Style tips for presenting genes and gene products
Some points of style are simple and straightforward; others require some understanding of the subject matter, and genes and their products form one such case. ‘Print the scientific names of species in italics’ and ‘Print all gene symbols in italics’ are simple enough instructions, but gene nomenclature calls for something more, and this article is more an attempt to draw attention to the intricacies than to offer simple advice.
One aspect of such intricacy is that the style conventions are different for different organisms. The nomenclature for human genes, for example, is governed by the International System for Human Gene Nomenclature. In most species, dominant genes take an initial capital letter whereas recessive genes are indicated by all lowercase letters (Hs – note the initial capital and italics – is the symbol for hairy sheath, a dominant gene in maize, whereas sh – note the lowercase – stands for shrunken endosperm, a recessive trait). This example also shows that it is not always possible to link the initial letters to specific words.
To return to the conventions that differ with the groups of organisms: in yeasts, gene symbols are sequences of three italicized letters, capitals for dominant genes and lowercase for recessive genes, as in MAL for the gene involved in fermenting maltose and gal for that in fermenting galactose. Yeasts are fungi, but symbols for genes in other groups of fungi do not follow the above convention.

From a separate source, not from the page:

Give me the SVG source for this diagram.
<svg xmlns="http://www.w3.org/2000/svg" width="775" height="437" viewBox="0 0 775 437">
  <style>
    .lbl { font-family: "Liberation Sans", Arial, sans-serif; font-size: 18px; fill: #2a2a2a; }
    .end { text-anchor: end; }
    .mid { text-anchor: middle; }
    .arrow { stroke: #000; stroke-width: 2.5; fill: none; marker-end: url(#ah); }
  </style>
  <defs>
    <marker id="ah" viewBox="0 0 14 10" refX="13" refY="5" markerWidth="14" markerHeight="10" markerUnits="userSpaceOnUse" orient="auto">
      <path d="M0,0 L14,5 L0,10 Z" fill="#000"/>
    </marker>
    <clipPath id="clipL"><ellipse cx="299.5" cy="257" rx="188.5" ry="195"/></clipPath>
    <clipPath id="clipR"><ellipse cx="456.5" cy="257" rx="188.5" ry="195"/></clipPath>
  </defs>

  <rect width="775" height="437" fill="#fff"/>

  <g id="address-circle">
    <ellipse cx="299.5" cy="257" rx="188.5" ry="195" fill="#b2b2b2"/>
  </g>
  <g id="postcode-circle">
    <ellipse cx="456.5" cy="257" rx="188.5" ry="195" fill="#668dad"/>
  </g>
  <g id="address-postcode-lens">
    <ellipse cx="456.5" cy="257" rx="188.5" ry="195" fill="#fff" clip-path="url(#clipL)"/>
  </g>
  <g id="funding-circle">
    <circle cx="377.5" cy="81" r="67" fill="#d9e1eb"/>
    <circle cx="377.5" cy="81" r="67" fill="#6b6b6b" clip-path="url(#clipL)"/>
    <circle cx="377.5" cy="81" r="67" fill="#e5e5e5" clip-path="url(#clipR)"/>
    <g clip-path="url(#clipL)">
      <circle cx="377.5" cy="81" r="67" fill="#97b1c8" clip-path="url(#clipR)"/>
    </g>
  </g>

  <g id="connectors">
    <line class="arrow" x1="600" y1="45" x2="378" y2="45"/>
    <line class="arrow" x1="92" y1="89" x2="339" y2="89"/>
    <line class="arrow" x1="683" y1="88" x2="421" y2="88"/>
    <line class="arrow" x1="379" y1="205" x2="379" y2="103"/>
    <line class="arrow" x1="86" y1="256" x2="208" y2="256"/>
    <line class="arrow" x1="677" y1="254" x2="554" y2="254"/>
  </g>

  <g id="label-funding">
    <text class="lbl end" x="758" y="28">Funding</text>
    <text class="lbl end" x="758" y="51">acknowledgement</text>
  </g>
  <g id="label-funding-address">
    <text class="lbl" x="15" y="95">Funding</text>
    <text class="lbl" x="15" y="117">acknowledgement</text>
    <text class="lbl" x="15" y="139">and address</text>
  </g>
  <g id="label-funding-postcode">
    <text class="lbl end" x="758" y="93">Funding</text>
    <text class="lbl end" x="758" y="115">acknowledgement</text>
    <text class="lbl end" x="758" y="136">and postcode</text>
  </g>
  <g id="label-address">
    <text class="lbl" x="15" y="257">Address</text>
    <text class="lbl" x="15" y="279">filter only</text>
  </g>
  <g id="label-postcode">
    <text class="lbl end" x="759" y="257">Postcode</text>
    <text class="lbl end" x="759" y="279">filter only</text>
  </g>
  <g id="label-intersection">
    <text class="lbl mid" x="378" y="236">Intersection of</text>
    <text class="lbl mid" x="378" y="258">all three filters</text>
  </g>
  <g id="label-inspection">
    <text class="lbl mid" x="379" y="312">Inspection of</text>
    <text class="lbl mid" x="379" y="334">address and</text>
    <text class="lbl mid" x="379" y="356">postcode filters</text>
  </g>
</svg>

Then we have loci (plural of locus), which indicate different positions or locations of the same gene, and alleles, which are genes that have a common location on a given chromosome but result in different versions of the same trait following a mutation. Loci are indicated by superscript Arabic numbers in italics suffixed to the gene symbol whereas alleles are indicated by superscript lowercase letters, also affixed to the symbol.
Gene symbols are typically in italics whereas their products are printed in roman, or normal (non-italic) letters: HD for the (human) gene for huntingtin (a protein) or the Huntington disease gene; HD for Huntington disease.
It should be apparent by now that gene and protein nomenclature is complex and not amenable to simple rules.